**What the task requires:** Pull each line containing "code" out of the data and copy it.

-- begin Data listing --

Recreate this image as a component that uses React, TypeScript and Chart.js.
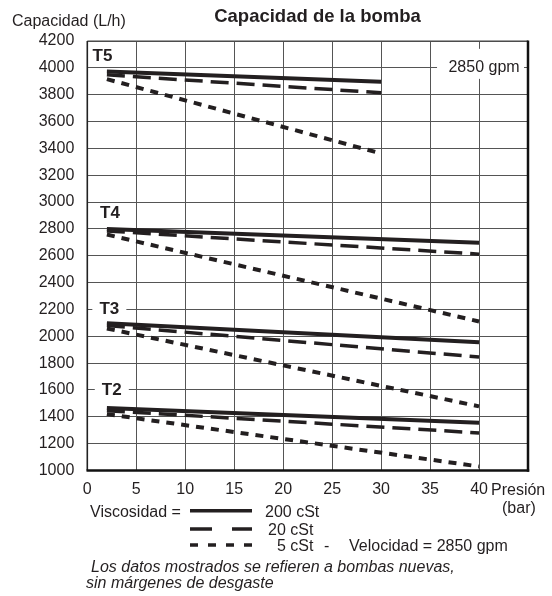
import React, { useEffect, useRef } from 'react';
import { Chart, registerables } from 'chart.js';

Chart.register(...registerables);

// ---- data ----
const PRESSURE_T5 = [2, 30];
const PRESSURE = [2, 40];

const T5_200 = [3972, 3896];
const T5_20 = [3948, 3814];
const T5_5 = [3916, 3362];

const T4_200 = [2800, 2697];
const T4_20 = [2785, 2612];
const T4_5 = [2758, 2110];

const T3_200 = [2097, 1955];
const T3_20 = [2080, 1845];
const T3_5 = [2058, 1478];

const T2_200 = [1466, 1355];
const T2_20 = [1446, 1280];
const T2_5 = [1420, 1030];

const X_TICKS = [0, 5, 10, 15, 20, 25, 30, 35, 40];
const X_MAX = 45;
const Y_MIN = 1000;
const Y_MAX = 4200;
const Y_STEP = 200;

const MODEL_LABELS = ['T5', 'T4', 'T3', 'T2'];
const MODEL_LABEL_X = [1.55, 2.32, 2.25, 2.5];
const MODEL_LABEL_Y = [4088, 2916, 2200, 1600];
const MODEL_LABEL_BOX = [false, false, true, true];

const TITLE = 'Capacidad de la bomba';
const Y_TITLE = 'Capacidad (L/h)';
const X_TITLE_1 = 'Presión';
const X_TITLE_2 = '(bar)';
const SPEED_LABEL = '2850 gpm';
const LEGEND_HEAD = 'Viscosidad =';
const LEGEND_NAMES = ['200 cSt', '20 cSt', '5 cSt'];
const LEGEND_TAIL = 'Velocidad = 2850 gpm';
const NOTE_1 = 'Los datos mostrados se refieren a bombas nuevas,';
const NOTE_2 = 'sin márgenes de desgaste';

const FONT = '"Liberation Sans", Arial, Helvetica, sans-serif';
const INK = '#231f20';
const GRID = '#555555';

const SOLID = { borderWidth: 4, borderDash: [] as number[] };
const DASH = { borderWidth: 3.5, borderDash: [18, 8] };
const DOT = { borderWidth: 4, borderDash: [8, 7] };

function series(label: string, xs: number[], ys: number[], style: { borderWidth: number; borderDash: number[] }) {
  return {
    label,
    data: xs.map((x, i) => ({ x, y: ys[i] })),
    borderColor: INK,
    backgroundColor: INK,
    borderWidth: style.borderWidth,
    borderDash: style.borderDash,
    borderCapStyle: 'butt' as const,
    pointRadius: 0,
    fill: false,
    tension: 0,
  };
}

const decor = {
  id: 'decor',
  beforeDatasetsDraw(chart: any) {
    const { ctx, chartArea: a } = chart;
    ctx.save();
    const ln = (x1: number, y1: number, x2: number, y2: number, w: number, c: string) => {
      ctx.beginPath();
      ctx.lineWidth = w;
      ctx.strokeStyle = c;
      ctx.moveTo(x1, y1);
      ctx.lineTo(x2, y2);
      ctx.stroke();
    };
    ln(a.left, a.top, a.right, a.top, 1.2, '#444');
    ln(a.left, a.top, a.left, a.bottom, 1.6, '#222');
    ln(a.right, a.top - 0.6, a.right, a.bottom + 1.2, 2.5, '#111');
    ln(a.left - 0.8, a.bottom, a.right + 1.2, a.bottom, 2.5, '#111');
    ctx.restore();
  },
  afterDatasetsDraw(chart: any) {
    const { ctx, scales } = chart;
    const xs = scales.x;
    const ys = scales.y;
    ctx.save();
    ctx.font = `bold 17px ${FONT}`;
    ctx.textAlign = 'center';
    ctx.textBaseline = 'alphabetic';
    MODEL_LABELS.forEach((t, i) => {
      const px = xs.getPixelForValue(MODEL_LABEL_X[i]);
      const py = ys.getPixelForValue(MODEL_LABEL_Y[i]);
      if (MODEL_LABEL_BOX[i]) {
        ctx.fillStyle = '#fff';
        ctx.fillRect(px - 17, py - 8, 34, 16);
      }
      ctx.fillStyle = INK;
      ctx.fillText(t, px, py + 5);
    });
    // speed label box on the 4000 line
    const gx = xs.getPixelForValue(40);
    const gy = ys.getPixelForValue(4000);
    ctx.fillStyle = '#fff';
    ctx.fillRect(gx - 42, gy - 19, 87, 30);
    ctx.font = `16px ${FONT}`;
    ctx.fillStyle = INK;
    ctx.textAlign = 'center';
    ctx.fillText(SPEED_LABEL, gx + 5, gy + 4);
    ctx.restore();
  },
  afterDraw(chart: any) {
    const { ctx, chartArea: a } = chart;
    ctx.save();
    ctx.fillStyle = INK;
    ctx.textBaseline = 'alphabetic';
    // title
    ctx.font = `bold 18.5px ${FONT}`;
    ctx.textAlign = 'center';
    ctx.fillText(TITLE, 317.5, 22);
    // y title
    ctx.font = `16px ${FONT}`;
    ctx.textAlign = 'left';
    ctx.fillText(Y_TITLE, 12, 26);
    // x title
    ctx.fillText(X_TITLE_1, a.right - 37, a.bottom + 24);
    ctx.fillText(X_TITLE_2, a.right - 26, a.bottom + 42);
    // legend
    const lx1 = 190;
    const lx2 = 252;
    const rows = [510.7, 529, 545];
    ctx.fillText(LEGEND_HEAD, 90, rows[0] + 6);
    [0, 1, 2].forEach((i) => {
      ctx.beginPath();
      ctx.strokeStyle = INK;
      ctx.lineWidth = 3.5;
      ctx.lineCap = 'butt';
      if (i === 0) ctx.setLineDash([]);
      if (i === 1) ctx.setLineDash([22, 20]);
      if (i === 2) ctx.setLineDash([8, 10]);
      ctx.moveTo(lx1, rows[i]);
      ctx.lineTo(lx2, rows[i]);
      ctx.stroke();
    });
    ctx.setLineDash([]);
    const nameX = [265, 268, 277];
    LEGEND_NAMES.forEach((n, i) => ctx.fillText(n, nameX[i], rows[i] + 6));
    ctx.fillText('-', 324, rows[2] + 6);
    ctx.fillText(LEGEND_TAIL, 349, rows[2] + 6);
    // note
    ctx.font = `italic 16px ${FONT}`;
    ctx.fillText(NOTE_1, 91, 572);
    ctx.fillText(NOTE_2, 86, 588);
    ctx.restore();
  },
};

export default function App() {
  const ref = useRef<HTMLCanvasElement | null>(null);

  useEffect(() => {
    if (!ref.current) return;
    const chart = new Chart(ref.current, {
      type: 'line',
      data: {
        datasets: [
          series('T5 200 cSt', PRESSURE_T5, T5_200, SOLID),
          series('T5 20 cSt', PRESSURE_T5, T5_20, DASH),
          series('T5 5 cSt', PRESSURE_T5, T5_5, DOT),
          series('T4 200 cSt', PRESSURE, T4_200, SOLID),
          series('T4 20 cSt', PRESSURE, T4_20, DASH),
          series('T4 5 cSt', PRESSURE, T4_5, DOT),
          series('T3 200 cSt', PRESSURE, T3_200, SOLID),
          series('T3 20 cSt', PRESSURE, T3_20, DASH),
          series('T3 5 cSt', PRESSURE, T3_5, DOT),
          series('T2 200 cSt', PRESSURE, T2_200, SOLID),
          series('T2 20 cSt', PRESSURE, T2_20, DASH),
          series('T2 5 cSt', PRESSURE, T2_5, DOT),
        ],
      },
      options: {
        responsive: false,
        animation: false,
        layout: { padding: { left: 0, top: 41, right: 24, bottom: 95.5 } },
        plugins: {
          legend: { display: false },
          tooltip: { enabled: false },
          title: { display: false },
        },
        scales: {
          x: {
            type: 'linear',
            min: 0,
            max: X_MAX,
            afterBuildTicks: (scale: any) => {
              scale.ticks = [...X_TICKS, X_MAX].map((v) => ({ value: v }));
            },
            afterFit: (scale: any) => {
              scale.height = 30;
            },
            ticks: {
              callback: (v: any) => (X_TICKS.includes(Number(v)) ? String(v) : ''),
              font: { family: FONT, size: 16 },
              color: INK,
              padding: 9,
              maxRotation: 0,
              autoSkip: false,
            },
            grid: { color: GRID, lineWidth: 1, drawTicks: false },
            border: { display: false },
          },
          y: {
            type: 'linear',
            min: Y_MIN,
            max: Y_MAX,
            afterFit: (scale: any) => {
              scale.width = 87.3;
            },
            ticks: {
              stepSize: Y_STEP,
              callback: (v: any) => String(v),
              font: { family: FONT, size: 16 },
              color: INK,
              padding: 13,
              autoSkip: false,
            },
            grid: { color: GRID, lineWidth: 1, drawTicks: false },
            border: { display: false },
          },
        },
      },
      plugins: [decor],
    });
    return () => chart.destroy();
  }, []);

  return (
    <div style={{ position: 'fixed', left: 0, top: 0, width: 552, height: 596, background: '#fff' }}>
      <canvas ref={ref} width={552} height={596} style={{ display: 'block' }} />
    </div>
  );
}
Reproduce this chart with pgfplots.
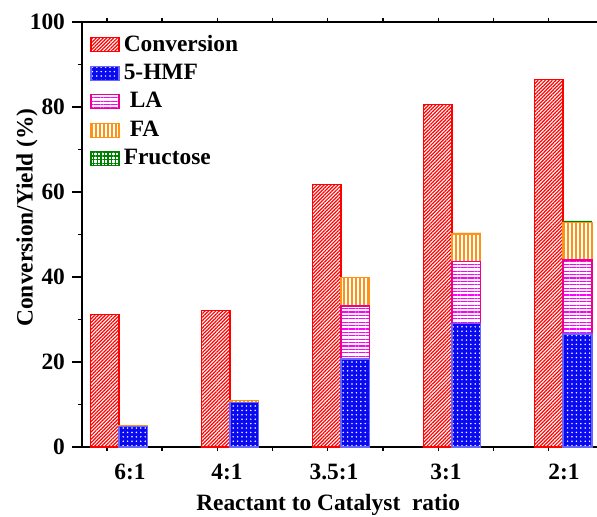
\documentclass[border=0pt]{standalone}
\usepackage{pgfplots}
\pgfplotsset{compat=1.18}
\usepackage{fontspec}
\setmainfont{Liberation Serif}
\usetikzlibrary{patterns.meta}
\definecolor{faorange}{RGB}{255,145,20}
\definecolor{frgreen}{RGB}{0,128,0}
\definecolor{hmfblue}{RGB}{10,10,240}
\tikzset{
  convstyle/.style={draw=red, line width=0.6pt, pattern={Lines[angle=45,distance=1.25pt,line width=0.6pt]}, pattern color=red},
  hmfstyle/.style={draw=blue!60, line width=0.6pt, fill=hmfblue, postaction={pattern={Dots[distance=2.2pt,radius=0.42pt]}, pattern color=white}},
  lastyle/.style={draw=magenta, line width=0.6pt, pattern={Lines[angle=0,distance=1.7pt,line width=0.65pt]}, pattern color=magenta},
  fastyle/.style={draw=faorange, line width=0.6pt, pattern={Lines[angle=90,distance=2pt,line width=0.7pt]}, pattern color=faorange},
  frstyle/.style={draw=frgreen, line width=0.6pt, pattern={Hatch[angle=0,distance=1.8pt,line width=0.7pt]}, pattern color=frgreen},
}
\newcommand{\tfont}{\fontsize{11.7}{14}\selectfont\bfseries}
\pgfplotsset{
  common/.style={
    at={(0,0)}, anchor=south west,
    width=257.5pt, height=212.5pt, scale only axis,
    xmin=-0.333, xmax=4.306, ymin=0, ymax=100,
  }
}
\begin{document}
\begin{tikzpicture}
\useasboundingbox (-41pt,-34.5pt) rectangle (257.5pt,223.5pt);
\begin{axis}[
  common,
  axis x line*=box, axis y line*=left,
  axis line style={line width=0.8pt},
  ytick={0,20,...,100}, minor ytick={10,30,...,90},
  xtick={0.1,0.973,1.937,2.946,4.009},
  xticklabels={6:1,4:1,3.5:1,3:1,2:1},
  major x tick style={draw=none},
  minor xtick={-0.108,0.387,0.885,1.383,1.88,2.378,2.876,3.374,3.871},
  tick align=outside,
  major tick length=5pt, minor tick length=2pt,
  tick style={line width=0.6pt, black},
  ticklabel style={font=\tfont},
  /pgf/number format/assume math mode=true,
  xlabel={Reactant to Catalyst\ \ ratio},
  ylabel={Conversion/Yield (\%)},
  label style={font=\tfont},
  xlabel style={at={(axis description cs:0.478,0)}, anchor=north, yshift=-20pt},
  ylabel style={at={(axis description cs:-0.107,0.54)}, anchor=center},
]
\addplot[ybar, bar width=0.26, bar shift=-0.13, convstyle] coordinates {(0,31.2) (1,32.2) (2,61.7) (3,80.5) (4,86.4)};
\end{axis}
\begin{axis}[
  common,
  hide axis,
  ybar stacked, bar width=0.26, bar shift=0.13,
  legend image code/.code={\draw[#1] (0pt,-3.5pt) rectangle (14pt,3.5pt);},
  legend style={draw=none, fill=none, font=\tfont, at={(axis description cs:0.0155,0.98)}, anchor=north west, row sep=1pt, inner sep=0pt, cells={anchor=west}},
]
\addlegendimage{convstyle}
\addlegendentry{Conversion}
\addplot[hmfstyle] coordinates {(0,4.8) (1,10.4) (2,20.7) (3,29.1) (4,26.6)};
\addlegendentry{5-HMF}
\addplot[lastyle] coordinates {(0,0) (1,0) (2,12.5) (3,14.6) (4,17.4)};
\addlegendentry{\hspace{3pt}LA}
\addplot[fastyle] coordinates {(0,0.3) (1,0.5) (2,6.6) (3,6.4) (4,8.9)};
\addlegendentry{\hspace{3pt}FA}
\addplot[draw=none, fill=frgreen, forget plot] coordinates {(0,0) (1,0) (2,0) (3,0.3) (4,0.3)};
\addlegendimage{frstyle}
\addlegendentry{Fructose}
\end{axis}
\end{tikzpicture}
\end{document}
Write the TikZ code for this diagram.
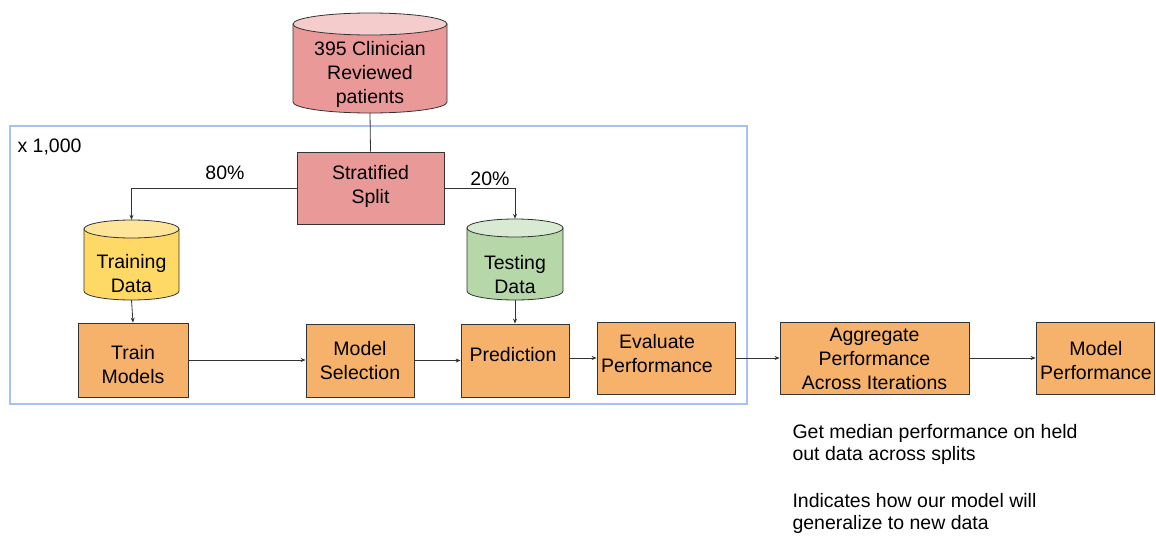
\documentclass[tikz,border=0pt]{standalone}
\usepackage{fontspec}
\setmainfont{Liberation Sans}
\usetikzlibrary{arrows.meta}
\definecolor{redbody}{HTML}{EA9999}
\definecolor{redtop}{HTML}{F4CCCC}
\definecolor{yelbody}{HTML}{FFD966}
\definecolor{yeltop}{HTML}{FFE599}
\definecolor{grnbody}{HTML}{B6D7A8}
\definecolor{grntop}{HTML}{D9EAD3}
\definecolor{boxorange}{HTML}{F6B26B}
\definecolor{framblue}{HTML}{A4C2F4}
\definecolor{edge}{HTML}{333333}
% cylinder: #1 left x, #2 right x, #3 top ellipse centre y, #4 bottom ellipse centre y,
% #5 y radius, #6 body colour, #7 lid colour
\newcommand{\drumshape}[7]{%
  \pgfmathsetmacro{\rxx}{(#2-#1)/2}%
  \pgfmathsetmacro{\cxx}{(#1+#2)/2}%
  \draw[edge, line width=0.8pt, fill=#6] (#1,#3) -- (#1,#4)
     arc[start angle=180, end angle=360, x radius=\rxx pt, y radius=#5pt] -- (#2,#3) -- cycle;
  \draw[edge, line width=0.8pt, fill=#7] (\cxx,#3) ellipse[x radius=\rxx pt, y radius=#5pt];
}
\begin{document}
\begin{tikzpicture}[x=1pt, y=-1pt,
  txt/.style={font=\fontsize{19.5}{24}\selectfont, align=center, text=black, yshift=-2pt},
  stepbox/.style={draw=edge, line width=0.8pt, fill=boxorange, inner sep=0pt},
  area/.style={inner sep=0pt},
  link/.style={draw=edge, line width=0.8pt},
  flow/.style={link, -{Stealth[length=5pt, width=4pt]}}]
\useasboundingbox (0,0) rectangle (1156,536);

% repeated-split frame
\draw[framblue, line width=1.2pt] (10,126) rectangle (747,404);
\node[txt, anchor=west] (reps) at (14,145) {x 1,000};

% data stores
\drumshape{293}{447}{24}{102}{11}{redbody}{redtop}
\node[area, minimum width=154pt, minimum height=100pt] (src) at (370,63) {};
\node[txt] (srct) at (370,72) {395 Clinician\\Reviewed\\patients};

\drumshape{84}{179}{229}{291}{9}{yelbody}{yeltop}
\node[area, minimum width=95pt, minimum height=80pt] (trn) at (131.5,260) {};
\node[txt] (trnt) at (131.5,272) {Training\\Data};

\drumshape{467}{563}{228}{291}{9}{grnbody}{grntop}
\node[area, minimum width=96pt, minimum height=81pt] (tst) at (515,259.5) {};
\node[txt] (tstt) at (515,273) {Testing\\Data};

% process steps
\node[stepbox, fill=redbody, minimum width=147pt, minimum height=72pt] (split) at (370.5,188) {};
\node[txt] (splitt) at (370.5,184) {Stratified\\Split};

\node[stepbox, minimum width=110pt, minimum height=74pt] (train) at (133,360) {};
\node[txt] (traint) at (133,363) {Train\\Models};

\node[stepbox, minimum width=108pt, minimum height=73pt] (modsel) at (360,360.5) {};
\node[txt] (modselt) at (360,358.5) {Model\\Selection};

\node[stepbox, minimum width=108pt, minimum height=73pt] (pred) at (515,360.5) {};
\node[txt] (predt) at (513,353) {Prediction};

\node[stepbox, minimum width=138pt, minimum height=72pt] (eval) at (666,358) {};
\node[txt] (evalt) at (657,351.5) {Evaluate\\Performance};

\node[stepbox, minimum width=189pt, minimum height=72pt] (agg) at (874.5,358) {};
\node[txt] (aggt) at (874.5,357) {Aggregate\\Performance\\Across Iterations};

\node[stepbox, minimum width=118pt, minimum height=72pt] (final) at (1095,358) {};
\node[txt] (finalt) at (1096,358.5) {Model\\Performance};

% connectors
\draw[link] (src.south) -- (split.north);
\draw[flow] (split.west) -| (trn.north);
\draw[flow] (split.east) -| (tst.north);
\node[txt] (p80) at (225,171) {80\%};
\node[txt] (p20) at (490,177) {20\%};
\draw[flow] (trn.south) -- (train.north);
\draw[flow] (tst.south) -- (pred.north);
\draw[flow] (train.east) -- (modsel.west |- train.east);
\draw[flow] (modsel.east) -- (pred.west);
\draw[flow] (pred.east |- eval.west) -- (eval.west);
\draw[flow] (eval.east) -- (agg.west);
\draw[flow] (agg.east) -- (final.west);

% notes
\node[txt, anchor=west, align=left] (note1) at (789,442) {Get median performance on held\\[-2pt]out data across splits};
\node[txt, anchor=west, align=left] (note2) at (789,511) {Indicates how our model will\\[-2pt]generalize to new data};
\end{tikzpicture}
\end{document}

-- end Data listing --

**Expected answer:**
  legend image code/.code={\draw[#1] (0pt,-3.5pt) rectangle (14pt,3.5pt);},
Write the TikZ code for this diagram.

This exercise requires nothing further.